Ideas Of India is Shruti Rajagopalan’s new podcast about India. This is going to be an excellent podcast, well worth subscribing to. Shruti’s first guest is Ajay Shah discussing his book with Vijay Kelkar, In Service of the Republic: The Art and Science of Economic Policy. As you may recall, I called In Service, the new Arthashastra, the book every policy maker and future policy maker should be given while being told, “before you do anything, read this!”
Here’s one bit from Ajay in the podcast:
[S]tate capacity is very hard to change. It evolved very slowly, but it is something you learn. There’s a learning by doing for a republic to learn to achieve state capacity. So we would tell a more constructive story of saying,” Pick a few battles, do a few things, learn how to do them well.” Then maybe in the future you might like to creep out, while understanding that these are 20-year, 40-year, 80-year, hundred-year journeys. Don’t think that these things can be solved in two years.

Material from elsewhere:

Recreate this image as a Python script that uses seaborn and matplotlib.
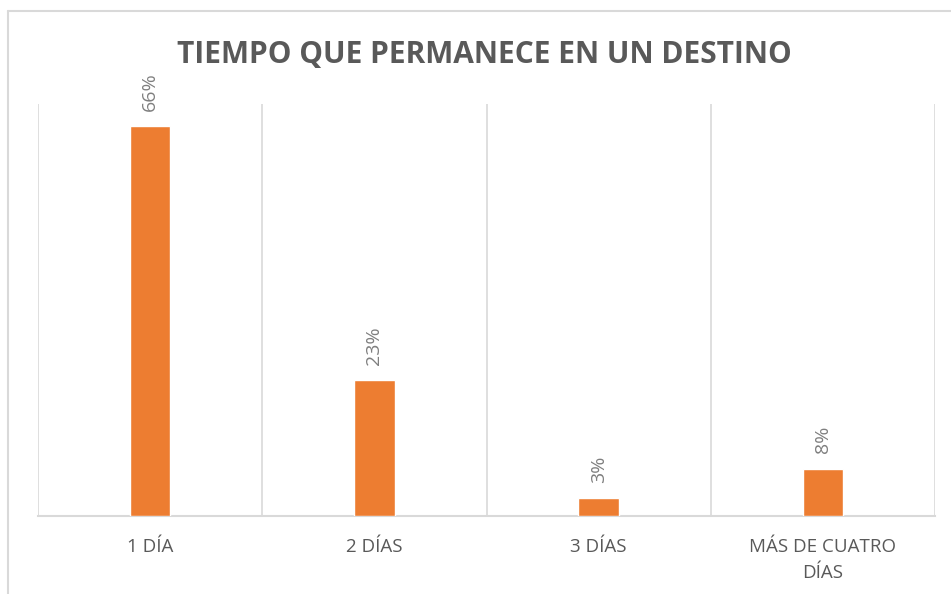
import matplotlib
matplotlib.use("Agg")
import matplotlib.pyplot as plt
from matplotlib.lines import Line2D
import seaborn as sns
import pandas as pd
import numpy as np

categories = ["1 DÍA", "2 DÍAS", "3 DÍAS", "MÁS DE CUATRO\nDÍAS"]
values = [66, 23, 3, 8]
labels = ["66%", "23%", "3%", "8%"]
title = "TIEMPO QUE PERMANECE EN UN DESTINO"

sns.set_theme(style="white")
plt.rcParams['font.family'] = ['Open Sans', 'DejaVu Sans']

df = pd.DataFrame({"cat": categories, "val": values})

fig = plt.figure(figsize=(9.51, 5.94), dpi=100)
ax = fig.add_axes([38/951, 1 - 516/594, (935 - 38)/951, (516 - 104)/594])

sns.barplot(data=df, x="cat", y="val", color="#ED7D31", width=0.18,
            saturation=1, ax=ax, zorder=3)

ax.set_xlim(-0.5, 3.5)
ax.set_ylim(0, 69.7)
ax.set_yticks([])
ax.set_xlabel("")
ax.set_ylabel("")

ax.set_xticks(np.arange(-0.5, 4, 1), minor=True)
ax.grid(True, which="minor", axis="x", color="#d9d9d9", linewidth=1.2, zorder=0)
ax.grid(False, which="major")
ax.tick_params(axis="x", which="both", length=0, pad=16)
ax.set_xticklabels(categories, fontsize=13.5, color="#595959", linespacing=1.55)

for s in ["top", "right", "left"]:
    ax.spines[s].set_visible(False)
ax.spines["bottom"].set_color("#d9d9d9")
ax.spines["bottom"].set_linewidth(1.5)

for i, (v, lab) in enumerate(zip(values, labels)):
    ax.annotate(lab, xy=(i, v), xytext=(0, 11), textcoords="offset points",
                rotation=90, ha="center", va="bottom", fontsize=14,
                color="#7f7f7f")

fig.text(484/951, 1 - 63/594, title, ha="center", va="baseline",
         fontsize=21.5, fontweight="bold", color="#595959")

# outer chart frame
fig.add_artist(Line2D([8/951, 1], [1 - 11/594, 1 - 11/594], color="#d9d9d9", linewidth=1.5))
fig.add_artist(Line2D([8/951, 8/951], [0, 1 - 11/594], color="#d9d9d9", linewidth=1.5))

fig.savefig("out.png", dpi=100, facecolor="white")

…There’s a quote in the book from Kaushik Basu where he said that we have libertarianism of necessity, and we have libertarianism of choice. In India, we have to do libertarianism of necessity because we every day confront the malfunctioning state institutions. We’ve always got to think, can this work? Would it go wrong? We’re surrounded by unchecked coercive power in the hands of very frail state institutions, and that creates limits on state capacity. So I think that’s the way our lived experience in India has brought us.
Exactly right and very consistent with the argument that Rajagopalan and I make in Premature Imitation and India’s Flailing State:
In the alternative view put forward here…presumptive laissez-faire is the optimal form of government for states with limited capacity and also the optimal learning environment for states to grow capacity.